The system works well for short bursts.
But many leaders live this way for years.
The pressure to perform.
The responsibility of leading others.
The weight of being dependable.
The belief that slowing down would let people down.
Over time, the nervous system never fully powers down.
It stays alert.
Scanning.
Preparing.
Even when the crisis has passed.
Chronic stress slowly changes the body. Sleep becomes difficult. Emotions feel harder to regulate. Focus declines. The mind feels foggy. The smallest problems start to feel overwhelming.
From the outside, many leaders still look strong. They still show up. They still lead well.
But inside, they are running on empty.
I understand this personally.
After a serious accident, I spent nearly twelve years in survival mode. I was functioning. I was doing what I needed to do. But my body never fully relaxed.
I experienced anger I could not explain, emotional shutdown, insomnia, and exhaustion that rest alone could not fix.
Early in my recovery, there was a day when the weight of everything became too much. In desperation, I cried out to God and asked why I was being punished. I could not understand what I had done to deserve what had happened.
Instead of an explanation, I experienced something else: His overwhelming peace.
It was not symbolic. It was physical. My breathing slowed. My body calmed. My thoughts became clear.
That moment revealed something important.
Faith does not ignore how the body works. It often restores it.
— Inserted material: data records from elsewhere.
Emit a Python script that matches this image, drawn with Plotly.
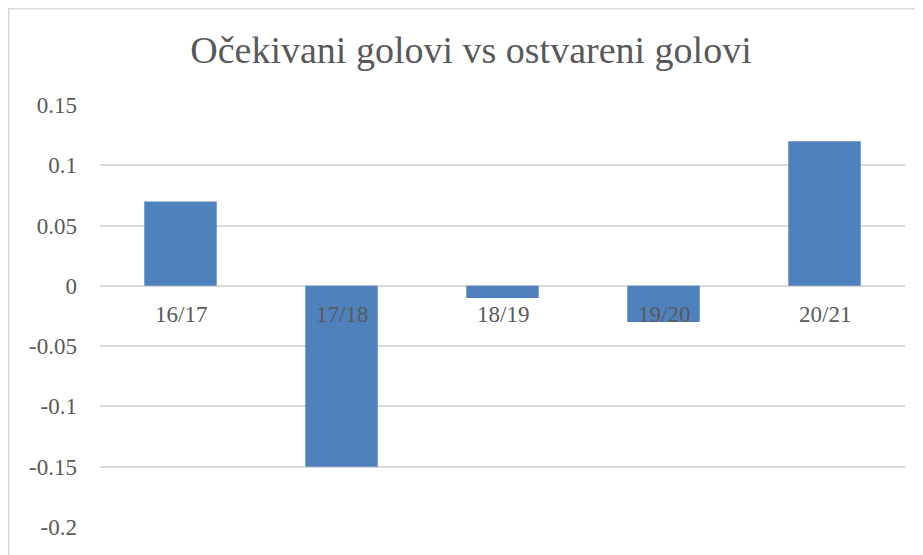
import plotly.graph_objects as go

categories = ["16/17", "17/18", "18/19", "19/20", "20/21"]
values = [0.07, -0.15, -0.01, -0.03, 0.12]
y_ticks = [0.15, 0.1, 0.05, 0, -0.05, -0.1, -0.15, -0.2]
y_tick_labels = ["0.15", "0.1", "0.05", "0", "-0.05", "-0.1", "-0.15", "-0.2"]
title = "Očekivani golovi vs ostvareni golovi"

FONT = "Liberation Serif"
TXT = "#595959"

W, H = 923, 555
L, R, T, B = 92, 26, 97, 36
PW, PH = W - L - R, H - T - B

fig = go.Figure()
fig.add_trace(go.Bar(x=categories, y=values, marker=dict(color="#4f81bd", line=dict(width=0)), width=0.45))

for c in categories:
    fig.add_annotation(x=c, y=0, xref="x", yref="y", text=c, showarrow=False,
                       yanchor="top", yshift=-14, font=dict(family=FONT, size=23, color=TXT))

fig.update_layout(
    width=W, height=H,
    margin=dict(l=L, r=R, t=T, b=B),
    paper_bgcolor="white", plot_bgcolor="white",
    title=dict(text=title, x=0.5016, xanchor="center", y=0.924, yanchor="middle",
               font=dict(family=FONT, size=38, color=TXT)),
    showlegend=False,
    xaxis=dict(showticklabels=False, showgrid=False, zeroline=False, showline=False, ticks=""),
    yaxis=dict(range=[-0.2, 0.15], tickvals=y_ticks, ticktext=y_tick_labels,
               showgrid=True, gridcolor="#d9d9d9", gridwidth=1.5,
               zeroline=True, zerolinecolor="#d9d9d9", zerolinewidth=1.5,
               showline=False, ticks="", ticklabelstandoff=22,
               tickfont=dict(family=FONT, size=23, color=TXT)),
    shapes=[dict(type="rect", xref="paper", yref="paper",
                 x0=(0.75 - L) / PW, x1=(W + 20 - L) / PW,
                 y0=-(B + 20) / PH, y1=1 + (T - 0.75) / PH,
                 line=dict(color="#d9d9d9", width=1.5), fillcolor="rgba(0,0,0,0)", layer="below")],
)

fig.write_html("out.html")
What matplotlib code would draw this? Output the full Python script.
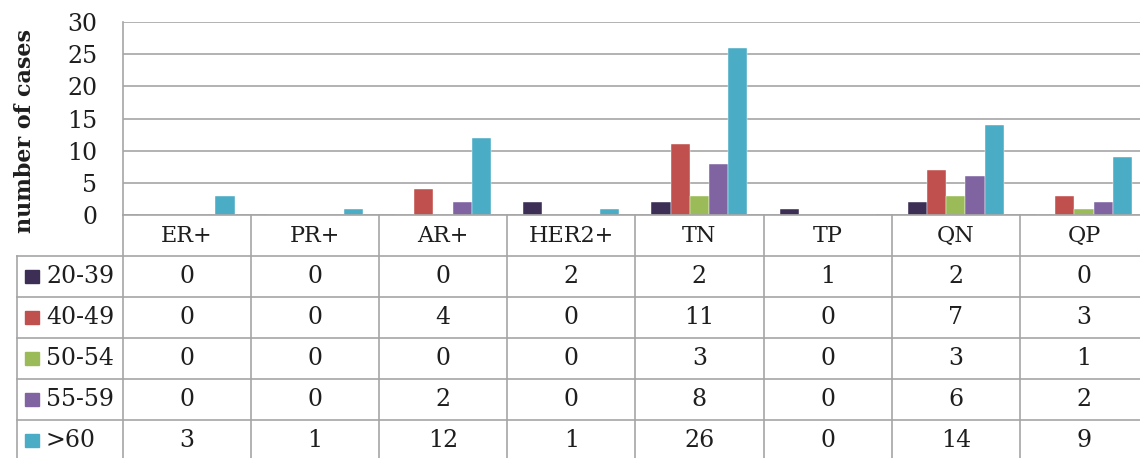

Psalm 23 describes this beautifully:
“He makes me lie down in green pastures.
He leads me beside still waters.
He restores my soul.”
Notice the order.
First comes rest.
Then comes restoration.
Many leaders try to reverse the process. They work harder, push longer, and hope peace will eventually come.
But the nervous system heals in safety, not pressure.
The strong ones often forget that strength was never meant to mean constant endurance. Real resilience includes rest, reflection, and reconnection with God.
Over time, this realization became the foundation for the work I now teach through the Miracle Power Activation System™, which helps leaders understand how faith, identity, and nervous system health work together in healing.
Because survival mode may help you endure a season.
But it is not where you were meant to live.
The truth many leaders need to hear is simple:
You do not have to carry everything alone.
You were not created to live in constant strain.
And the Shepherd who leads also restores.
Sometimes the strongest thing a leader can do is finally step out of survival mode—and allow restoration to begin.